Project Stack Indexing Policy¶
This policy defines the indexing contract between SIMPLE project metadata,
particle rows, and physical particle stack files. It is intended to remove
ambiguity around merge_projects, prune_project, and downstream stack readers
such as 2D and 3D analysis.
Core Rule¶
fromp, top, and nptcls in the os_stk field refer to the project, not
to the physical stack file.
indstk refers to the physical stack file, not to the project.
These are separate index domains and must not be interchanged.
Index Domains¶
For projects with particle rows and stack rows:
ptcl row index row in os_ptcl2D or os_ptcl3D
stkind row in os_stk for the particle's stack
fromp/top/nptcls current project particle range/count for an os_stk row
indstk physical 1-based image index inside the stack file
nptcls_stk physical image count in the stack file
The stack path stored on an os_stk row identifies the physical stack file. A
particle image is read by resolving:
particle row -> stkind -> os_stk row -> stack path
particle row -> indstk -> physical image number in that stack
Field Semantics¶
os_stk%fromp, os_stk%top, and os_stk%nptcls¶
These fields describe the particle rows currently present in the project for a stack row.
They do not describe physical image positions in the backing stack file.

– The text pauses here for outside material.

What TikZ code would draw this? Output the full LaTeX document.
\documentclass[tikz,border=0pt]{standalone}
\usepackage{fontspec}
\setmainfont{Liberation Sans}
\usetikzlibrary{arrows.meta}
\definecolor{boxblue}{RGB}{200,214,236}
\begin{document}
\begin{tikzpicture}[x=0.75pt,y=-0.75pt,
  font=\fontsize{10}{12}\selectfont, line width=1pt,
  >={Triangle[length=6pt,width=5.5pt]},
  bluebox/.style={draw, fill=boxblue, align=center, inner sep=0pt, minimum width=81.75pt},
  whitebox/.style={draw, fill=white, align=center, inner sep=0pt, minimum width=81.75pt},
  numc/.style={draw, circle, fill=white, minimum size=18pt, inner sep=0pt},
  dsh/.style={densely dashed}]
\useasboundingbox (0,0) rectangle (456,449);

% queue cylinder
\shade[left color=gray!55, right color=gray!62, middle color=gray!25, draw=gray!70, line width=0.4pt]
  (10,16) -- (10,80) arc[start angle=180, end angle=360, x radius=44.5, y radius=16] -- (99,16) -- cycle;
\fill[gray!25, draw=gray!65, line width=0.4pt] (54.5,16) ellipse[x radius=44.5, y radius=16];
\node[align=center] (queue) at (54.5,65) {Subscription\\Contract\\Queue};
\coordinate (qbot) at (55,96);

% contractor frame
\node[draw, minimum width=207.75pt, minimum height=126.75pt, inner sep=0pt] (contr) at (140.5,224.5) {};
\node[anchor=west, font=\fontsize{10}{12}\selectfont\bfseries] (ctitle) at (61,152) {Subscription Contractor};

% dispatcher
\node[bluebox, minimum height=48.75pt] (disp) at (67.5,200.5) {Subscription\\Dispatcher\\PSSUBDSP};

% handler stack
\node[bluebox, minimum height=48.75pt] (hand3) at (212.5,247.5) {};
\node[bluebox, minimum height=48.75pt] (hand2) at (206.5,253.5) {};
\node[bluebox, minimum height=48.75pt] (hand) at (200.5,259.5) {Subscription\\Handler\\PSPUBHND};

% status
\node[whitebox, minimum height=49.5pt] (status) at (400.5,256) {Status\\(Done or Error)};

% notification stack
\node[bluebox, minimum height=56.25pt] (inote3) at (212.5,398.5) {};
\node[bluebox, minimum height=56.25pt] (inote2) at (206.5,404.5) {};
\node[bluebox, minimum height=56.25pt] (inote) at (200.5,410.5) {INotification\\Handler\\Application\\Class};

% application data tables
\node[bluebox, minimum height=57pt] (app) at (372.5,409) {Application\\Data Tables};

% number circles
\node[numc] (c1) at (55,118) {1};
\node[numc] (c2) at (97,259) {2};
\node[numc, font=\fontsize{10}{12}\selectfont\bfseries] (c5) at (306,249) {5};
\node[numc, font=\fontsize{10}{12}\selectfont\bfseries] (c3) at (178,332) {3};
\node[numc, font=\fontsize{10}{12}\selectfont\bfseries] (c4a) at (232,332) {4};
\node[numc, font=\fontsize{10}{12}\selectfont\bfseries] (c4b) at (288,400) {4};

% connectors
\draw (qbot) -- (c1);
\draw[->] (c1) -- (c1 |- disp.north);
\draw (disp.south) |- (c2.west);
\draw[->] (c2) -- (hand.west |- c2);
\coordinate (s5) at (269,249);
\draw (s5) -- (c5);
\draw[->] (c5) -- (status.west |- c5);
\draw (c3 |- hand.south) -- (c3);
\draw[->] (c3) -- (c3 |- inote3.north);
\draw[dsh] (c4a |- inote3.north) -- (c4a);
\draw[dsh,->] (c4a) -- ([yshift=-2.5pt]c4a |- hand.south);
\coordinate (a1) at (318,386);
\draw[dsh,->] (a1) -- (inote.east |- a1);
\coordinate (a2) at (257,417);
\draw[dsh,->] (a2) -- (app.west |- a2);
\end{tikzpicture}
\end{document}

They do not inherently mean "active particles" or "state > 0 particles." They
count project particle rows assigned to that stack row. If a project still
contains rows with state = 0, those rows are part of the project and
therefore are included in fromp/top/nptcls.
If a pruning operation removes rows from the project, then removed rows are no
longer counted. In that case fromp/top/nptcls describe the post-prune project,
not the original project and not the physical stack file.

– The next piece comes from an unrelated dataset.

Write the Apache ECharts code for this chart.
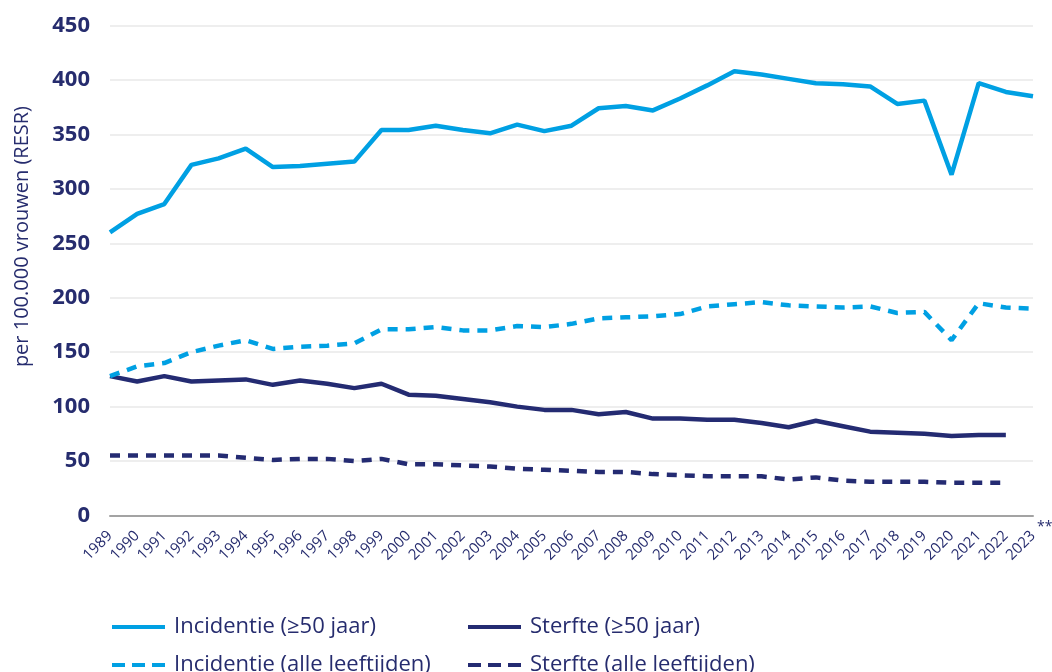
<!DOCTYPE html>
<html>
<head>
<meta charset="utf-8">
<script src="https://cdn.jsdelivr.net/npm/echarts@6/dist/echarts.min.js"></script>
<style>
  html, body { margin: 0; padding: 0; background: #fff; }
  #main { width: 1052px; height: 672px; }
</style>
</head>
<body>
<div id="main"></div>
<script>
var years = ['1989','1990','1991','1992','1993','1994','1995','1996','1997','1998','1999','2000','2001','2002','2003','2004','2005','2006','2007','2008','2009','2010','2011','2012','2013','2014','2015','2016','2017','2018','2019','2020','2021','2022','2023']

// incidentie >=50 jaar
var incid50 = [260,277,286,322,328,337,320,321,323,325,354,354,358,354,351,359,353,358,374,376,372,383,395,408,405,401,397,396,394,378,381,313,397,389,385]
// incidentie alle leeftijden
var incidAlle = [128,137,140,150,156,161,153,155,156,158,171,171,173,170,170,174,173,176,181,182,183,185,192,194,196,193,192,191,192,186,187,161,195,191,190]
// sterfte >=50 jaar
var sterfte50 = [128,123,128,123,124,125,120,124,121,117,121,111,110,107,104,100,97,97,93,95,89,89,88,88,85,81,87,82,77,76,75,73,74,74,null]
// sterfte alle leeftijden
var sterfteAlle = [55,55,55,55,55,53,51,52,52,50,52,47,47,46,45,43,42,41,40,40,38,37,36,36,36,33,35,32,31,31,31,30,30,30,null]

var yTicks = [0,50,100,150,200,250,300,350,400,450]

var lightBlue = '#00a0e3'
var navy = '#242b72'
var textNavy = '#262c6e'

var solidIcon = 'path://M0,0h53v4h-53z'
var dashIcon = 'path://M0,0h13v4h-13z M20,0h13v4h-13z M40,0h13v4h-13z'

var chart = echarts.init(document.getElementById('main'))

function legendItem(name, icon, left, top) {
  return {
    data: [{ name: name, icon: icon }],
    left: left,
    top: top,
    itemWidth: 53,
    itemHeight: 4,
    textStyle: {
      fontFamily: 'Open Sans',
      fontSize: 22,
      lineHeight: 26,
      color: textNavy,
      padding: [0, 0, 0, 4]
    }
  }
}

var option = {
  animation: false,
  grid: {
    left: 110,
    right: 19,
    top: 25.5,
    bottom: 156.5
  },
  xAxis: {
    type: 'category',
    data: years,
    boundaryGap: false,
    axisLine: { lineStyle: { color: '#a3a3a3', width: 2 } },
    axisTick: { show: false },
    axisLabel: {
      rotate: 45,
      margin: 18,
      interval: 0,
      fontFamily: 'Open Sans',
      fontSize: 15,
      color: textNavy
    }
  },
  yAxis: {
    type: 'value',
    min: yTicks[0],
    max: yTicks[yTicks.length - 1],
    interval: 50,
    axisLine: { show: false },
    axisTick: { show: false },
    splitLine: { lineStyle: { color: '#e8e8e8', width: 1.5 } },
    axisLabel: {
      margin: 20,
      fontFamily: 'Open Sans',
      fontWeight: 'bold',
      fontSize: 22,
      color: textNavy
    }
  },
  graphic: [
    {
      type: 'text',
      left: 12,
      top: 106,
      rotation: Math.PI / 2,
      style: {
        text: 'per 100.000 vrouwen (RESR)',
        fontFamily: 'Open Sans',
        fontSize: 20,
        fill: textNavy
      }
    },
    {
      type: 'text',
      left: 1037,
      top: 520,
      style: {
        text: '**',
        fontFamily: 'Open Sans',
        fontSize: 14,
        fill: textNavy
      }
    }
  ],
  legend: [
    legendItem('Incidentie (≥50 jaar)', solidIcon, 107, 609),
    legendItem('Sterfte (≥50 jaar)', solidIcon, 463, 609),
    legendItem('Incidentie (alle leeftijden)', dashIcon, 107, 647),
    legendItem('Sterfte (alle leeftijden)', dashIcon, 463, 647)
  ],
  series: [
    {
      name: 'Incidentie (≥50 jaar)',
      type: 'line',
      data: incid50,
      symbol: 'none',
      lineStyle: { color: lightBlue, width: 4.5 },
      itemStyle: { color: lightBlue }
    },
    {
      name: 'Sterfte (≥50 jaar)',
      type: 'line',
      data: sterfte50,
      symbol: 'none',
      lineStyle: { color: navy, width: 4.5 },
      itemStyle: { color: navy }
    },
    {
      name: 'Incidentie (alle leeftijden)',
      type: 'line',
      data: incidAlle,
      symbol: 'none',
      lineStyle: { color: lightBlue, width: 4.5, type: [10, 8] },
      itemStyle: { color: lightBlue }
    },
    {
      name: 'Sterfte (alle leeftijden)',
      type: 'line',
      data: sterfteAlle,
      symbol: 'none',
      lineStyle: { color: navy, width: 4.5, type: [10, 8] },
      itemStyle: { color: navy }
    }
  ]
}

chart.setOption(option)
</script>
</body>
</html>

Required invariants when particle rows are present:
top - fromp + 1 == nptcls
stack ranges are contiguous in project-row space
stack ranges cover the particle rows in the project segment
particle rows in a stack range have the matching stkind
os_stk%nptcls_stk¶
nptcls_stk describes the number of physical images in the backing stack file.
It may be larger than nptcls after pruning or selection if the project
metadata points to the original stack file.
It should equal nptcls only when the backing stack file itself contains
exactly the particle rows present in the project, for example after writing a
new stack file from those rows.
os_ptcl2D/os_ptcl3D%stkind¶
stkind identifies the os_stk row associated with a particle. Because stack
rows are project metadata, stkind is a project-local index and may be remapped
when projects are merged or stack rows are renumbered.
os_ptcl2D/os_ptcl3D%indstk¶
indstk identifies the particle's physical image number inside the stack file
referenced by its stkind.
Modern project outputs should write positive indstk values for particle rows.
Missing or non-positive indstk values are legacy compatibility cases.
For old stream projects, even a positive indstk may be unreliable when the
stack row does not carry nptcls_stk.
When a legacy fallback is needed, or when a project-rewriting operation cannot
trust the input indstk, fromp/top define the project rows belonging to the
stack row, while the stack file itself is 1-based. Therefore the fallback
physical stack index is:
indstk = particle_project_row - fromp + 1
The fallback must never use the raw project particle row as the stack image
index unless fromp == 1. If state = 0 rows exist, they still occupy project
rows and therefore still occupy positions in this fallback mapping.
Required invariant:
1 <= indstk <= nptcls_stk
When nptcls_stk is absent in a legacy project and no physical stack inspection
has been done, the fallback physical stack count is:
nptcls_stk = top - fromp + 1
Selection State¶
Particle state is not part of the stack-index definition. It is a selection
or activity flag on a project particle row.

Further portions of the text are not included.